Google Stands Behind Chrome OS As It Becomes Android's Core

Late last night, in the wake of yesterday's WSJ's report of a Chrome OS/Android merger to be complete by 2017, Google pushed back with firm commitment to the platform. Hiroshi Lockheimer, Sundar Pichai's new head of Android and Chrome OS, tweeted his support for the platform's "momentum". 

Reporting his analysis following the tweet, Ars Technica writer Ron Amadeo offered additional insight into the charade:

"Google can't have the public think that Chrome OS will be spending the next two years on death row. It has Chromebooks to sell, and customers won't invest in Chrome OS hardware if they think it's a dying platform. So even if Chrome OS were on the way out, good business sense says that Google would have to be "committed" to the platform until it has something new to take its place."

Of course Google is going to put its full backing behind the platform! By taking action and merging it with Android, it is doing just that. Giving Chrome OS validation enough to add its features into Android means it believes fully in the future of the platform's ideals. 

The craziest part is what many analysts aren't saying: the transformation is already taking place right under our noses. Android already included Chrome as a centralized part of the Android experience by placing Chrome browser tabs in the multi-tasking switcher. This was done in order to place emphasis on the importance of the functional web. In contrast, Chrome OS and the Chrome browser have added support for running Android applications natively using the ARC Welder.

Android is receiving more of Chrome OS's core ideas than Chrome OS is receiving from Android. For example, everything you do on your Android device is already saved in the cloud (Google Photos, Hangouts, etc). An Android phone or tablet can already be replaced and restored to the previous glory of its lost, damaged or stolen predecessor simply by signing in to Google. Not all Android hardware may receive the latest and greatest Android operating system release, but the centralized Google Service Framework still consistently goes out to everyone in the same way as a Chrome OS or Chrome browser update. No one even knows the update happens. Heck, Google doesn't even install their gaggle of apps by default anymore. Every Google services app is installable after setup, so only what you want or use it installed at setup, just like a Chrome OS machine.

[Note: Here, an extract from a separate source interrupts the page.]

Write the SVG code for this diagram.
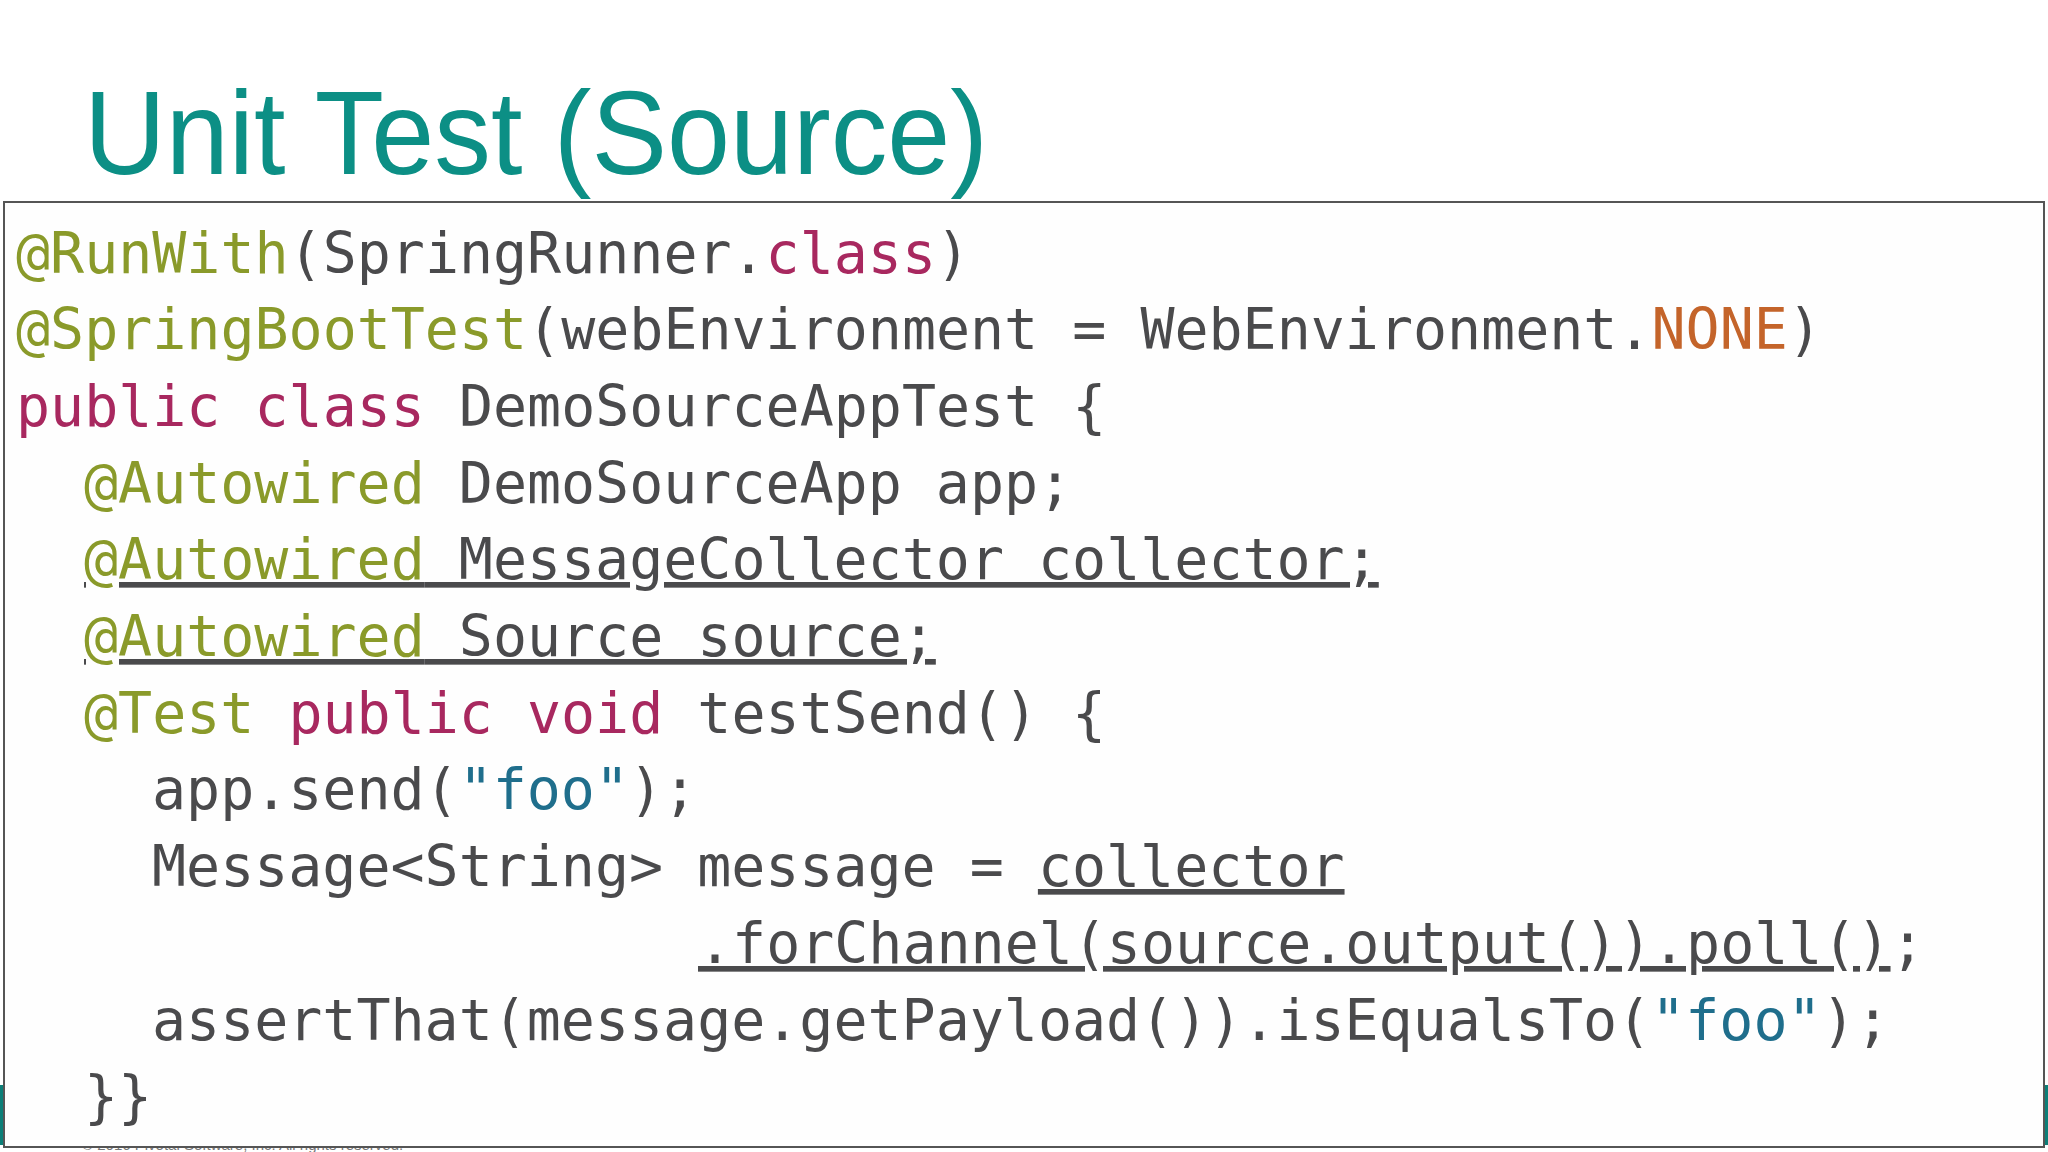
<svg xmlns="http://www.w3.org/2000/svg" width="2048" height="1152" viewBox="0 0 2048 1152">
<style>
.c{font-family:"DejaVu Sans Mono","Liberation Mono",monospace;font-size:56.6px;fill:#4a4a4c}
.g{fill:#8a9a2a}.m{fill:#a8285f}.o{fill:#c4642a}.b{fill:#1f6e8c}
.u{text-decoration:underline}
</style>
<rect width="2048" height="1152" fill="#ffffff"/>
<rect x="0" y="1085" width="2048" height="60" fill="#0c7f78"/>
<text x="82" y="1150" font-family="Liberation Sans,sans-serif" font-size="15" fill="#777">© 2016 Pivotal Software, Inc.  All rights reserved.</text>
<g id="title"><text x="84" y="174" font-family="Liberation Sans,Arial,sans-serif" font-size="118" fill="#0c8f85" textLength="904" lengthAdjust="spacingAndGlyphs">Unit Test (Source)</text></g>
<g id="code">
<rect x="4" y="202" width="2040" height="945" fill="#fefefe" stroke="#555" stroke-width="2"/>
<text class="c" xml:space="preserve">
<tspan x="16" y="273"><tspan class="g">@RunWith</tspan>(SpringRunner.<tspan class="m">class</tspan>)</tspan>
<tspan x="16" y="349"><tspan class="g">@SpringBootTest</tspan>(webEnvironment = WebEnvironment.<tspan class="o">NONE</tspan>)</tspan>
<tspan x="16" y="426"><tspan class="m">public class</tspan> DemoSourceAppTest {</tspan>
<tspan x="84" y="503"><tspan class="g">@Autowired</tspan> DemoSourceApp app;</tspan>
<tspan x="84" y="579" class="u"><tspan class="g">@Autowired</tspan> MessageCollector collector;</tspan>
<tspan x="84" y="656" class="u"><tspan class="g">@Autowired</tspan> Source source;</tspan>
<tspan x="84" y="733"><tspan class="g">@Test</tspan> <tspan class="m">public void</tspan> testSend() {</tspan>
<tspan x="152" y="809">app.send(<tspan class="b">"foo"</tspan>);</tspan>
<tspan x="152" y="886">Message&lt;String&gt; message = <tspan class="u">collector</tspan></tspan>
<tspan x="698" y="963"><tspan class="u">.forChannel(source.output()).poll()</tspan>;</tspan>
<tspan x="152" y="1040">assertThat(message.getPayload()).isEqualsTo(<tspan class="b">"foo"</tspan>);</tspan>
<tspan x="84" y="1116">}}</tspan>
</text>
</g>
</svg>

Google's two platforms are already very compatible when it comes to using the powers of the other, but combined, all the best features will be made clear (just ask the Pixel C team). The zero barrier of entry nature of Chrome OS will enable everything you do on your phone, down to every text you send (Google Hangouts and Google Voice) to be saved to the cloud, while also having the option to run on any form factor or screen size. Why do you think we haven't seen multi-windowing as a core feature of the Android Open Source Project? Because Google is waiting for app developers to adopt Material Design for phones, tablets, laptops AND TVs.

App developers will simply have to decide whether to use their web applications or native Android applications. For all we know, a new language is coming to usher in a new paradigm where native applications and web applications mix into one package on one native powered and cloud enhanced runtime. The rumors suggest we will see the next chapter of this story at Google I/O 2016, we just have to wait and see.